┌────────
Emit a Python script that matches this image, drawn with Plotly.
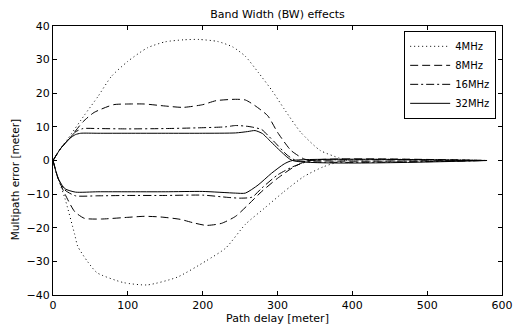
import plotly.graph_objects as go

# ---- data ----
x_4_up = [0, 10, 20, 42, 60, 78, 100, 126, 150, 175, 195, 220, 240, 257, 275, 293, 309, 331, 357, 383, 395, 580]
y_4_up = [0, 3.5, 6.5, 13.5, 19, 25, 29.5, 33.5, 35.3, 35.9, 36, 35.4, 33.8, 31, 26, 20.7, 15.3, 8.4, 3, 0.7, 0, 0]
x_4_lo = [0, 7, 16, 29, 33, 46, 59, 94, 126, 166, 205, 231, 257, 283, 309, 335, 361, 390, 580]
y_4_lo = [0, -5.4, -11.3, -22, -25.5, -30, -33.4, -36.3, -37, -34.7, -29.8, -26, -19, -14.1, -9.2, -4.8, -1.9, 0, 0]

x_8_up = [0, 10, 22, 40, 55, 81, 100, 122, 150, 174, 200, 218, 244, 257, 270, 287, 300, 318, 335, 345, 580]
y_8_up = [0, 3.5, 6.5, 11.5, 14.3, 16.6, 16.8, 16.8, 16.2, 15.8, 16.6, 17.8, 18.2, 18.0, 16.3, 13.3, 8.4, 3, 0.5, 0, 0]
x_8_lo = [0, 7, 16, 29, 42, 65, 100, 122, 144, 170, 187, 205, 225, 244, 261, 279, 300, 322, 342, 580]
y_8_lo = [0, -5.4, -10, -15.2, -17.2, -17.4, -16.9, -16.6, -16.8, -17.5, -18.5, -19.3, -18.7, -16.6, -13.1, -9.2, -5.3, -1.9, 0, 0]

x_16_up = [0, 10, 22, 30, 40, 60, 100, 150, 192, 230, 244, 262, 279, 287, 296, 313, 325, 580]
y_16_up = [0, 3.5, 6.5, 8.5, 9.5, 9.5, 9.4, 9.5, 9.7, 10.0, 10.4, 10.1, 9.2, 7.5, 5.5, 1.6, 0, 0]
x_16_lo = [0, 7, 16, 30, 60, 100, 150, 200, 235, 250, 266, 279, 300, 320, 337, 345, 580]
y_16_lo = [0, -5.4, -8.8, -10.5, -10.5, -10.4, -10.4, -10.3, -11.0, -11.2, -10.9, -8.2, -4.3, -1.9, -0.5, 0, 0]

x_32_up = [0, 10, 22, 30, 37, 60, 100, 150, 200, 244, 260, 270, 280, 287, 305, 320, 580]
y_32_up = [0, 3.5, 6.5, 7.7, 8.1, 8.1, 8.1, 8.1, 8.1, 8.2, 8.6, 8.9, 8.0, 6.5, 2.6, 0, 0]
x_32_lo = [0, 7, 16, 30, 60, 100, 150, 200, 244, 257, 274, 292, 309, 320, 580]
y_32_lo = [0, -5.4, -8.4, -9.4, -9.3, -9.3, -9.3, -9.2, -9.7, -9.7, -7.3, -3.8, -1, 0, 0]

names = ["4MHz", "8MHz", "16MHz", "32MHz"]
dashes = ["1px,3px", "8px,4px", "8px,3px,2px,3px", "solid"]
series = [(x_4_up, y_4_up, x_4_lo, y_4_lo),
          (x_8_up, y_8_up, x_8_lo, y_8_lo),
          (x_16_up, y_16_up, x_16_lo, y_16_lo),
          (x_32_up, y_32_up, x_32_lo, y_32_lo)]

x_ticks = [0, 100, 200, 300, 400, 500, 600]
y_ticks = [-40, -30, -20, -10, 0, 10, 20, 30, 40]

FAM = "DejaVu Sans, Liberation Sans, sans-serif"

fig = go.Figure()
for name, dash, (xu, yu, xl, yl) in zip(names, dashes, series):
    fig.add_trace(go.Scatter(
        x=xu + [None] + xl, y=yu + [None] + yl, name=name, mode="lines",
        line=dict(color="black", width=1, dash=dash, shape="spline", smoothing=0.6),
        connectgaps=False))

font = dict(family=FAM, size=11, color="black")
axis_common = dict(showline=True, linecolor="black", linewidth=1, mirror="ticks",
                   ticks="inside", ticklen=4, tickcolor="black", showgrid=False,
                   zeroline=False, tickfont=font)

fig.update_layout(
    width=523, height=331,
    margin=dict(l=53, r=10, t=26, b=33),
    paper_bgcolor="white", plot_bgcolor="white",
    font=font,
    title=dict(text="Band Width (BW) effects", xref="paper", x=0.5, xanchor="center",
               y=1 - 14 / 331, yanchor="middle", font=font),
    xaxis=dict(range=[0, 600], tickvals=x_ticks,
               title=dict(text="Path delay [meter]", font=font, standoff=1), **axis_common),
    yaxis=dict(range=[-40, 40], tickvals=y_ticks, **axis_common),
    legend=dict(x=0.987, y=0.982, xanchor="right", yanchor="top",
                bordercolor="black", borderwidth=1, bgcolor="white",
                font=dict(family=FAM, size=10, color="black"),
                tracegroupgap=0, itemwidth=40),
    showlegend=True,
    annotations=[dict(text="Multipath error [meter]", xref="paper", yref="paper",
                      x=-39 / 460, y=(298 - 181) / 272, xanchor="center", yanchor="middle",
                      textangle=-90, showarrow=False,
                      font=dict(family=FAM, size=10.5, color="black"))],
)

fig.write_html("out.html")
└────────
### What is expected
Reproduce the material above verbatim; omit every picture.

### Output below
Emit a Python script that matches this image, drawn with Plotly.
import plotly.graph_objects as go

# ---- data ----
x_4_up = [0, 10, 20, 42, 60, 78, 100, 126, 150, 175, 195, 220, 240, 257, 275, 293, 309, 331, 357, 383, 395, 580]
y_4_up = [0, 3.5, 6.5, 13.5, 19, 25, 29.5, 33.5, 35.3, 35.9, 36, 35.4, 33.8, 31, 26, 20.7, 15.3, 8.4, 3, 0.7, 0, 0]
x_4_lo = [0, 7, 16, 29, 33, 46, 59, 94, 126, 166, 205, 231, 257, 283, 309, 335, 361, 390, 580]
y_4_lo = [0, -5.4, -11.3, -22, -25.5, -30, -33.4, -36.3, -37, -34.7, -29.8, -26, -19, -14.1, -9.2, -4.8, -1.9, 0, 0]

x_8_up = [0, 10, 22, 40, 55, 81, 100, 122, 150, 174, 200, 218, 244, 257, 270, 287, 300, 318, 335, 345, 580]
y_8_up = [0, 3.5, 6.5, 11.5, 14.3, 16.6, 16.8, 16.8, 16.2, 15.8, 16.6, 17.8, 18.2, 18.0, 16.3, 13.3, 8.4, 3, 0.5, 0, 0]
x_8_lo = [0, 7, 16, 29, 42, 65, 100, 122, 144, 170, 187, 205, 225, 244, 261, 279, 300, 322, 342, 580]
y_8_lo = [0, -5.4, -10, -15.2, -17.2, -17.4, -16.9, -16.6, -16.8, -17.5, -18.5, -19.3, -18.7, -16.6, -13.1, -9.2, -5.3, -1.9, 0, 0]

x_16_up = [0, 10, 22, 30, 40, 60, 100, 150, 192, 230, 244, 262, 279, 287, 296, 313, 325, 580]
y_16_up = [0, 3.5, 6.5, 8.5, 9.5, 9.5, 9.4, 9.5, 9.7, 10.0, 10.4, 10.1, 9.2, 7.5, 5.5, 1.6, 0, 0]
x_16_lo = [0, 7, 16, 30, 60, 100, 150, 200, 235, 250, 266, 279, 300, 320, 337, 345, 580]
y_16_lo = [0, -5.4, -8.8, -10.5, -10.5, -10.4, -10.4, -10.3, -11.0, -11.2, -10.9, -8.2, -4.3, -1.9, -0.5, 0, 0]

x_32_up = [0, 10, 22, 30, 37, 60, 100, 150, 200, 244, 260, 270, 280, 287, 305, 320, 580]
y_32_up = [0, 3.5, 6.5, 7.7, 8.1, 8.1, 8.1, 8.1, 8.1, 8.2, 8.6, 8.9, 8.0, 6.5, 2.6, 0, 0]
x_32_lo = [0, 7, 16, 30, 60, 100, 150, 200, 244, 257, 274, 292, 309, 320, 580]
y_32_lo = [0, -5.4, -8.4, -9.4, -9.3, -9.3, -9.3, -9.2, -9.7, -9.7, -7.3, -3.8, -1, 0, 0]

names = ["4MHz", "8MHz", "16MHz", "32MHz"]
dashes = ["1px,3px", "8px,4px", "8px,3px,2px,3px", "solid"]
series = [(x_4_up, y_4_up, x_4_lo, y_4_lo),
          (x_8_up, y_8_up, x_8_lo, y_8_lo),
          (x_16_up, y_16_up, x_16_lo, y_16_lo),
          (x_32_up, y_32_up, x_32_lo, y_32_lo)]

x_ticks = [0, 100, 200, 300, 400, 500, 600]
y_ticks = [-40, -30, -20, -10, 0, 10, 20, 30, 40]

FAM = "DejaVu Sans, Liberation Sans, sans-serif"

fig = go.Figure()
for name, dash, (xu, yu, xl, yl) in zip(names, dashes, series):
    fig.add_trace(go.Scatter(
        x=xu + [None] + xl, y=yu + [None] + yl, name=name, mode="lines",
        line=dict(color="black", width=1, dash=dash, shape="spline", smoothing=0.6),
        connectgaps=False))

font = dict(family=FAM, size=11, color="black")
axis_common = dict(showline=True, linecolor="black", linewidth=1, mirror="ticks",
                   ticks="inside", ticklen=4, tickcolor="black", showgrid=False,
                   zeroline=False, tickfont=font)

fig.update_layout(
    width=523, height=331,
    margin=dict(l=53, r=10, t=26, b=33),
    paper_bgcolor="white", plot_bgcolor="white",
    font=font,
    title=dict(text="Band Width (BW) effects", xref="paper", x=0.5, xanchor="center",
               y=1 - 14 / 331, yanchor="middle", font=font),
    xaxis=dict(range=[0, 600], tickvals=x_ticks,
               title=dict(text="Path delay [meter]", font=font, standoff=1), **axis_common),
    yaxis=dict(range=[-40, 40], tickvals=y_ticks, **axis_common),
    legend=dict(x=0.987, y=0.982, xanchor="right", yanchor="top",
                bordercolor="black", borderwidth=1, bgcolor="white",
                font=dict(family=FAM, size=10, color="black"),
                tracegroupgap=0, itemwidth=40),
    showlegend=True,
    annotations=[dict(text="Multipath error [meter]", xref="paper", yref="paper",
                      x=-39 / 460, y=(298 - 181) / 272, xanchor="center", yanchor="middle",
                      textangle=-90, showarrow=False,
                      font=dict(family=FAM, size=10.5, color="black"))],
)

fig.write_html("out.html")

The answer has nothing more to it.